> _STORED DATA_:
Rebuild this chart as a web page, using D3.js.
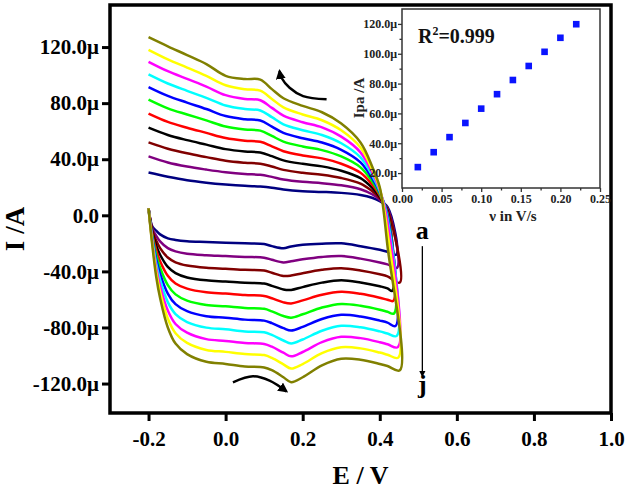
<!DOCTYPE html>
<html>
<head>
<meta charset="utf-8">
<script src="https://cdn.jsdelivr.net/npm/d3@7"></script>
<style>
body { margin: 0; background: #fff; }
text { font-family: "Liberation Serif", "Times New Roman", serif; font-weight: bold; }
</style>
</head>
<body>
<svg id="chart" width="628" height="491"></svg>
<script>
// potentials (V) of the forward and reverse sweep, shared by all scans
const eForward = [-0.2, -0.15, -0.1, -0.05, 0, 0.05, 0.09, 0.12, 0.15, 0.2, 0.25, 0.3, 0.35, 0.38, 0.4, 0.42];
const eReverse = [0.42, 0.4, 0.35, 0.3, 0.25, 0.2, 0.17, 0.15, 0.12, 0.1, 0.05, 0, -0.05, -0.1, -0.13, -0.15, -0.17, -0.18, -0.19, -0.2];

// currents (µA), one array per scan rate (mV/s)
const fwd020 = [30.5, 27.5, 25, 23.3, 22, 21, 20.5, 19.7, 18.4, 17.2, 16.7, 16, 14.5, 12.5, 10, 6];
const fwd040 = [42, 37.7, 34.8, 32.6, 30.7, 29.4, 28.9, 27.4, 25.6, 23.9, 22.9, 21.4, 18.6, 15, 11.1, 5];
const fwd060 = [52, 47.5, 44.2, 41.5, 38.9, 37.5, 36.8, 34.8, 32.4, 30.3, 28.9, 26.6, 22.6, 17.3, 12.2, 4];
const fwd080 = [62.5, 57.3, 53.6, 50.4, 47.2, 45.5, 44.8, 42.2, 39.2, 36.7, 34.9, 31.8, 26.5, 19.7, 13.2, 3];
const fwd100 = [72.5, 66.6, 62.5, 58.8, 55.1, 53.2, 52.4, 49.2, 45.7, 42.7, 40.6, 36.8, 30.3, 22, 14.2, 2];
const fwd120 = [82.5, 76.3, 71.9, 67.7, 63.3, 61.2, 60.4, 56.6, 52.6, 49.1, 46.5, 42, 34.2, 24.3, 15.3, 1];
const fwd140 = [91.5, 85.2, 80.4, 75.8, 70.8, 68.5, 67.6, 63.3, 58.8, 54.9, 51.9, 46.7, 37.8, 26.5, 16.2, 0];
const fwd160 = [100.5, 94, 88.8, 83.8, 78.3, 75.8, 74.8, 70, 64.9, 60.7, 57.3, 51.4, 41.3, 28.6, 17.2, -2];
const fwd180 = [109.5, 102.8, 97.3, 91.8, 85.7, 83, 82.1, 76.6, 71.1, 66.4, 62.7, 56.1, 44.9, 30.7, 18.1, -5];
const fwd200 = [118, 111.2, 105.4, 99.4, 92.8, 89.9, 88.9, 83, 77, 71.9, 67.8, 60.6, 48.3, 32.8, 19, -12];
const fwd220 = [127, 120.5, 114.3, 107.9, 99.5, 97.2, 96.8, 90, 83.5, 78, 73.5, 65.5, 52, 35, 20, -22];

const rev020 = [-26, -24.6, -22, -20, -20.2, -21, -22.2, -23.5, -22, -20.5, -20, -19.5, -19, -18.5, -17.6, -16.4, -13.6, -11, -8, 5];
const rev040 = [-35, -33.6, -30.9, -29.1, -29.7, -31.4, -32.8, -33.6, -31.7, -30.2, -29.7, -29, -28.4, -27.4, -25.7, -23.4, -18.6, -14.6, -9.5, 5];
const rev060 = [-43.5, -42.1, -39.4, -37.7, -38.9, -41.3, -43, -43.3, -41, -39.4, -38.9, -38.1, -37.4, -35.8, -33.5, -30.1, -23.4, -18.1, -11, 5];
const rev080 = [-52.1, -50.6, -47.9, -46.3, -48, -51.2, -53.2, -52.9, -50.3, -48.7, -48.1, -47.2, -46.4, -44.3, -41.2, -36.8, -28.1, -21.6, -12.5, 5];
const rev100 = [-60.2, -58.8, -56, -54.6, -56.7, -60.7, -62.9, -62.1, -59.2, -57.5, -56.9, -55.8, -54.9, -52.3, -48.6, -43.1, -32.7, -24.9, -13.9, 5];
const rev120 = [-68.8, -67.3, -64.5, -63.2, -65.8, -70.6, -73, -71.8, -68.5, -66.7, -66.1, -64.9, -63.9, -60.8, -56.4, -49.8, -37.4, -28.3, -15.4, 5];
const rev140 = [-76.5, -75.1, -72.2, -71, -74, -79.6, -82.2, -80.5, -76.9, -75.1, -74.4, -73.1, -72, -68.4, -63.4, -55.8, -41.7, -31.5, -16.7, 5];
const rev160 = [-84.3, -82.8, -79.9, -78.8, -82.3, -88.6, -91.4, -89.3, -85.3, -83.4, -82.8, -81.3, -80.1, -76.1, -70.4, -61.9, -46.1, -34.6, -18, 5];
const rev180 = [-92, -90.5, -87.6, -86.7, -90.5, -97.5, -100.6, -98, -93.7, -91.8, -91.1, -89.6, -88.3, -83.7, -77.5, -67.9, -50.4, -37.7, -19.3, 5];
const rev200 = [-99.4, -97.9, -94.9, -94.1, -98.3, -106.1, -109.3, -106.3, -101.7, -99.7, -99, -97.4, -96, -91, -84.1, -73.6, -54.5, -40.7, -20.6, 5];
const rev220 = [-107.5, -106, -103, -102.3, -107, -115.5, -119, -115.5, -110.5, -108.5, -107.8, -106, -104.5, -99, -91.5, -80, -59, -44, -22, 5];

// switching vertex of each scan
const eSwitch = [0.443, 0.445, 0.452, 0.432, 0.435, 0.437, 0.441, 0.444, 0.447, 0.448, 0.452];
const iSwitch = [-28, -37.4, -48, -54, -61, -70, -79, -86, -94, -101.5, -110.5];

const scanColors = ["#000080", "#800080", "#800000", "#000000", "#ff0000", "#00ff00",
                    "#0000ff", "#00ffff", "#ff00ff", "#ffff00", "#808000"];

// inset: anodic peak current vs scan rate
const scanRates = [0.02, 0.04, 0.06, 0.08, 0.10, 0.12, 0.14, 0.16, 0.18, 0.20, 0.22];
const peakCurrents = [24, 34, 44.1, 53.6, 63.2, 72.9, 82.4, 91.8, 101.3, 110.7, 119.8];

const xTicks = [-0.2, 0, 0.2, 0.4, 0.6, 0.8, 1.0];
const yTicks = [-120, -80, -40, 0, 40, 80, 120];
const insetXTicks = [0, 0.05, 0.1, 0.15, 0.2, 0.25];
const insetYTicks = [20, 40, 60, 80, 100, 120];

const forwardSet = [fwd020, fwd040, fwd060, fwd080, fwd100, fwd120, fwd140, fwd160, fwd180, fwd200, fwd220];
const reverseSet = [rev020, rev040, rev060, rev080, rev100, rev120, rev140, rev160, rev180, rev200, rev220];

const svg = d3.select("#chart");
const plotL = 110, plotR = 611, plotT = 5, plotB = 413;

const x = d3.scaleLinear().domain([-0.3, 1.0]).range([plotL, plotR]);
const y = d3.scaleLinear().domain([-141, 150]).range([plotB, plotT]);

const line = d3.line()
  .x(d => x(d[0]))
  .y(d => y(d[1]))
  .curve(d3.curveCatmullRom.alpha(0.5));

const scans = forwardSet.map((fwd, k) => {
  const pts = eForward.map((e, i) => [e, fwd[i]]);
  pts.push([eSwitch[k], iSwitch[k]]);
  eReverse.forEach((e, i) => pts.push([e, reverseSet[k][i]]));
  return pts;
});

svg.append("g").selectAll("path")
  .data(scans)
  .enter().append("path")
  .attr("d", line)
  .attr("fill", "none")
  .attr("stroke", (d, i) => scanColors[i])
  .attr("stroke-width", 2.5)
  .attr("stroke-linejoin", "round");

// axes
const gx = svg.append("g")
  .attr("transform", "translate(0," + plotB + ")")
  .call(d3.axisBottom(x).tickValues(xTicks).tickFormat(d => d.toFixed(1))
    .tickSize(8).tickPadding(10).tickSizeOuter(0));
const gy = svg.append("g")
  .attr("transform", "translate(" + plotL + ",0)")
  .call(d3.axisLeft(y).tickValues(yTicks)
    .tickFormat(d => d === 0 ? "0.0" : d.toFixed(1) + "μ")
    .tickSize(8).tickPadding(3).tickSizeOuter(0));
[gx, gy].forEach(g => {
  g.select(".domain").remove();
  g.attr("font-family", null).attr("font-size", 21);
  g.selectAll("line").attr("stroke", "#000").attr("stroke-width", 3);
  g.selectAll("text").attr("fill", "#000");
});

svg.append("rect")
  .attr("x", plotL).attr("y", plotT)
  .attr("width", plotR - plotL).attr("height", plotB - plotT)
  .attr("fill", "none").attr("stroke", "#000").attr("stroke-width", 3.5);

svg.append("text")
  .attr("x", (plotL + plotR) / 2).attr("y", 484)
  .attr("text-anchor", "middle").attr("font-size", 26)
  .text("E / V");
svg.append("text")
  .attr("transform", "translate(24,229) rotate(-90)")
  .attr("text-anchor", "middle").attr("font-size", 27)
  .text("I /A");

// sweep direction arrows
const defs = svg.append("defs");
defs.append("marker")
  .attr("id", "head").attr("viewBox", "0 0 10 10")
  .attr("refX", 8).attr("refY", 5)
  .attr("markerWidth", 4).attr("markerHeight", 4)
  .attr("orient", "auto-start-reverse")
  .append("path").attr("d", "M0,0L10,5L0,10z").attr("fill", "#000");
defs.append("marker")
  .attr("id", "thinhead").attr("viewBox", "0 0 10 10")
  .attr("refX", 9).attr("refY", 5)
  .attr("markerWidth", 5).attr("markerHeight", 7)
  .attr("orient", "auto")
  .append("path").attr("d", "M0,0L10,5L0,10z").attr("fill", "#000");

const arrowTop = [[0.262, 82.7], [0.201, 85.0], [0.166, 91.0], [0.145, 98.1], [0.140, 102.9]];
const arrowBottom = [[0.019, -119.1], [0.071, -114.8], [0.114, -117.9], [0.158, -125.6]];
[arrowTop, arrowBottom].forEach(a => {
  svg.append("path")
    .attr("d", line(a))
    .attr("fill", "none").attr("stroke", "#000").attr("stroke-width", 2.5)
    .attr("marker-end", "url(#head)");
});

svg.append("line")
  .attr("x1", x(0.5105)).attr("x2", x(0.5105))
  .attr("y1", y(-22)).attr("y2", y(-115))
  .attr("stroke", "#000").attr("stroke-width", 1.3)
  .attr("marker-end", "url(#thinhead)");
svg.append("text").attr("x", x(0.5105)).attr("y", y(-17))
  .attr("text-anchor", "middle").attr("font-size", 26).text("a");
svg.append("text").attr("x", x(0.5105)).attr("y", y(-127))
  .attr("text-anchor", "middle").attr("font-size", 26).text("j");

// inset
const ix = d3.scaleLinear().domain([0, 0.25]).range([402, 600]);
const iy = d3.scaleLinear().domain([10, 130]).range([188, 9]);

svg.append("rect")
  .attr("x", 402).attr("y", 9).attr("width", 198).attr("height", 179)
  .attr("fill", "#fff").attr("stroke", "#333").attr("stroke-width", 1.5);

const igx = svg.append("g")
  .attr("transform", "translate(0,188)")
  .call(d3.axisBottom(ix).tickValues(insetXTicks).tickFormat(d => d.toFixed(2))
    .tickSize(4).tickPadding(2).tickSizeOuter(0));
const igy = svg.append("g")
  .attr("transform", "translate(402,0)")
  .call(d3.axisLeft(iy).tickValues(insetYTicks).tickFormat(d => d.toFixed(1) + "μ")
    .tickSize(4).tickPadding(1).tickSizeOuter(0));
const igym = svg.append("g")
  .attr("transform", "translate(402,0)")
  .call(d3.axisLeft(iy).tickValues([30, 50, 70, 90, 110]).tickFormat("")
    .tickSize(2.5).tickSizeOuter(0));
const igxm = svg.append("g")
  .attr("transform", "translate(0,188)")
  .call(d3.axisBottom(ix).tickValues([0.025, 0.075, 0.125, 0.175, 0.225]).tickFormat("")
    .tickSize(2.5).tickSizeOuter(0));
[igx, igy, igym, igxm].forEach(g => {
  g.select(".domain").remove();
  g.attr("font-family", null).attr("font-size", 12);
  g.selectAll("line").attr("stroke", "#333").attr("stroke-width", 1.3);
  g.selectAll("text").attr("fill", "#222");
});

svg.append("g").selectAll("rect")
  .data(scanRates)
  .enter().append("rect")
  .attr("x", (d, i) => ix(d) - 3.3)
  .attr("y", (d, i) => iy(peakCurrents[i]) - 3.3)
  .attr("width", 6.6).attr("height", 6.6)
  .attr("fill", "#0a14ff");

const r2 = svg.append("text").attr("x", 418).attr("y", 43).attr("font-size", 20).attr("fill", "#111");
r2.append("tspan").text("R");
r2.append("tspan").attr("font-size", 12).attr("dy", -8).text("2");
r2.append("tspan").attr("dy", 8).text("=0.999");

svg.append("text")
  .attr("x", 513).attr("y", 221)
  .attr("text-anchor", "middle").attr("font-size", 15).attr("fill", "#222")
  .text("ν in V/s");
svg.append("text")
  .attr("transform", "translate(364,98) rotate(-90)")
  .attr("text-anchor", "middle").attr("font-size", 15).attr("fill", "#222")
  .text("Ipa /A");
</script>
</body>
</html>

> _EXERCISE BRIEF_:
Write out the lines from the start of the material to the line with "35, 20, -22];", inclusive and exactly. Skip the pictures.

> _TASK RESPONSE_:
Rebuild this chart as a web page, using D3.js.
<!DOCTYPE html>
<html>
<head>
<meta charset="utf-8">
<script src="https://cdn.jsdelivr.net/npm/d3@7"></script>
<style>
body { margin: 0; background: #fff; }
text { font-family: "Liberation Serif", "Times New Roman", serif; font-weight: bold; }
</style>
</head>
<body>
<svg id="chart" width="628" height="491"></svg>
<script>
// potentials (V) of the forward and reverse sweep, shared by all scans
const eForward = [-0.2, -0.15, -0.1, -0.05, 0, 0.05, 0.09, 0.12, 0.15, 0.2, 0.25, 0.3, 0.35, 0.38, 0.4, 0.42];
const eReverse = [0.42, 0.4, 0.35, 0.3, 0.25, 0.2, 0.17, 0.15, 0.12, 0.1, 0.05, 0, -0.05, -0.1, -0.13, -0.15, -0.17, -0.18, -0.19, -0.2];

// currents (µA), one array per scan rate (mV/s)
const fwd020 = [30.5, 27.5, 25, 23.3, 22, 21, 20.5, 19.7, 18.4, 17.2, 16.7, 16, 14.5, 12.5, 10, 6];
const fwd040 = [42, 37.7, 34.8, 32.6, 30.7, 29.4, 28.9, 27.4, 25.6, 23.9, 22.9, 21.4, 18.6, 15, 11.1, 5];
const fwd060 = [52, 47.5, 44.2, 41.5, 38.9, 37.5, 36.8, 34.8, 32.4, 30.3, 28.9, 26.6, 22.6, 17.3, 12.2, 4];
const fwd080 = [62.5, 57.3, 53.6, 50.4, 47.2, 45.5, 44.8, 42.2, 39.2, 36.7, 34.9, 31.8, 26.5, 19.7, 13.2, 3];
const fwd100 = [72.5, 66.6, 62.5, 58.8, 55.1, 53.2, 52.4, 49.2, 45.7, 42.7, 40.6, 36.8, 30.3, 22, 14.2, 2];
const fwd120 = [82.5, 76.3, 71.9, 67.7, 63.3, 61.2, 60.4, 56.6, 52.6, 49.1, 46.5, 42, 34.2, 24.3, 15.3, 1];
const fwd140 = [91.5, 85.2, 80.4, 75.8, 70.8, 68.5, 67.6, 63.3, 58.8, 54.9, 51.9, 46.7, 37.8, 26.5, 16.2, 0];
const fwd160 = [100.5, 94, 88.8, 83.8, 78.3, 75.8, 74.8, 70, 64.9, 60.7, 57.3, 51.4, 41.3, 28.6, 17.2, -2];
const fwd180 = [109.5, 102.8, 97.3, 91.8, 85.7, 83, 82.1, 76.6, 71.1, 66.4, 62.7, 56.1, 44.9, 30.7, 18.1, -5];
const fwd200 = [118, 111.2, 105.4, 99.4, 92.8, 89.9, 88.9, 83, 77, 71.9, 67.8, 60.6, 48.3, 32.8, 19, -12];
const fwd220 = [127, 120.5, 114.3, 107.9, 99.5, 97.2, 96.8, 90, 83.5, 78, 73.5, 65.5, 52, 35, 20, -22];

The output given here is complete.